Still for cooler weather, but a pretty, peachy color. It’s hard for me to classify this dress. It’s kind of a hybrid style with an unclear purpose. Part Boho prairie, part Victorian lady, part Prom dress, part hostess gown. Got me!
The prairie-style and long Victorian/Edwardian-style dresses became really popular again in the late Sixties and early Seventies; plus the construction and materials give lots of clues to it’s original era.
Made of a heavy nylon-feeling fabric and has an embroidered makers’ tag. Never seen anything quite like it, but I was intrigued.
Could even be a Spring party dress! Good idea . . .
Empire A-line styling with flutter sleeves and a floral print – couldn’t get more ’60’s early ’70’s than that. But, there are so many retro versions made recently – why would I decide to collect this one?
Frocks that I might otherwise pass on if they were commercially – made, I will collect if custom-tailored. Hand-sewing always tells it’s own story, with special touches and unique designs or fabrics.
So, this dress is especially pretty and versatile. It only needs a few TLC interventions and will be ready to go. I might lose the sleeves, as I like sleeveless styles so much, but will decide later.
More finds from this general era, but very different. Stay tuned . . . . . . . . . . .
OK, we’re going from oldest to youngest in these next 3 posts. My apologies for the poor focus. Cropping efforts didn’t come through, either, but you can see all that is necessary for this description. Was astounded a few days ago to find this rare garment! In the past two years 3 or 4 frocks in this early 1950’s style have suddenly come my way; haven’t seen them before that for quite a long time. . . . . . . . . . . .
Like only one of my other examples of this fashion, the gown pictured here was custom-tailored (probably at home) and made for an adolescent girl, from the style indications. Usually, dresses made with the fur-trimmed sleeves, neckline or hem were sophisticated styles made for women. Of course, girls like to wear their own versions of adult designs in every decade.
Aside from the empire styling, rather than a New Look design, one tell-tale clue is the type of fur used. Garments made for women usually had mink trim, whereas the 2 girls’ dresses I’ve discovered have had what looks like rabbit hair. However, the cranberry velvet is plush and I’m sure the young miss who wore it was pleased. It’s so much fun to follow the stories that these old clothing items tell. Stay tuned for a 1960’s item – a repeat of another recent find . . . . . . . . . . . . . . . . . . . . . . . . . .
Long, sweeping gown in a beautiful, heavy cotton(?) – the photo on left shows the cut while the photo on right gives the true color and close-up of the interesting print. This dress has many construction contradictions; some point to 1940’s and some to 1960’s. Undoubtedly, it was custom-tailored.

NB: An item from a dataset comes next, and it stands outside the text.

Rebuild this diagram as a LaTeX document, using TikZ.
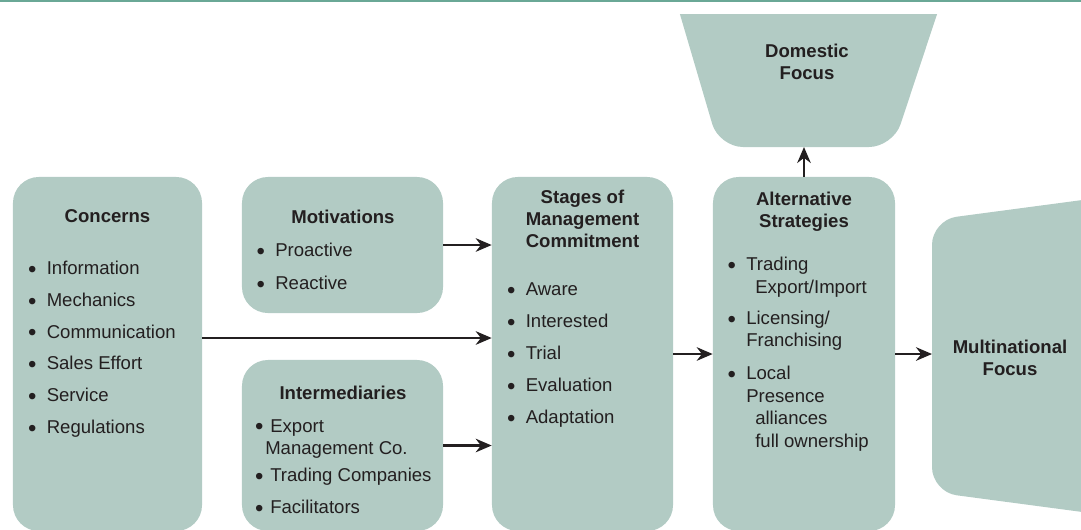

Maybe our mid-century tailor was very experienced and knew how to use various methods to achieve exactly the slinky, hourglass fit she wanted. The bell sleeves and commercial braid trim say 1960’s but the mid-back zipper placement, dip in the front waistline and fabulous art print fabric say 1940’s. Looks like a film noir hostess gown. I love a mystery!
Anyway, it’s an absolute beauty and fits me like a glove. Dresses with the zipper placed mid-back are always a trick to get into and out of – pays to understand the method. However, when the fit is right and the construction good, it’s a snap. Tomorrow I’ll show you a cute shift with a clear Sixties pedigree. Stay tuned . . . . . . . . . . . . . . . .
The most interesting dress – by Lawrence Kazar New York and it looks like a “daring” mid-’60’s design to me, but may be 1980’s as I can’t find any earlier history on this designer. The fit is slinky and small but the armholes are cut very low and it’s styled to wear without a bra. That’s a trick to do effectively but this design succeeds. If your dimensions are right, it’s a knockout!!
Besides the bra-less top, the most distinctive feature is the peek-a-boo waistline which was sometimes seen around 1965 or so. It’s very nicely tailored and such a gorgeous color. So, Mod or Dynasty, I really couldn’t care less. Oh, James . . . . . . . . . . . . . . . . . . . . .
Yes, it’s a summer dress but how could I resist? We don’t usually find them with all these pretty details – a very Victorian Prairie thing for a hot-weather girl. Looks like it was commercially-made, but there are no tags. I may end up selling it next year but, you just never know . . . . . . . . . . . . . . . . . . . . .. . . . . . . . . .
This is absolutely the prettiest apricot-color floral print dress! It’s got an old Talon zipper in back and is in fabulous condition (and my size, if not my best color – maybe a little summer tan will help).
Don’t know whether this was Prom or whatever in it’s first life, but now I’d wear it almost anywhere. Could even be worn as part of a wedding party. The cut and skirt treatment are very well done, making this a super-flattering frock.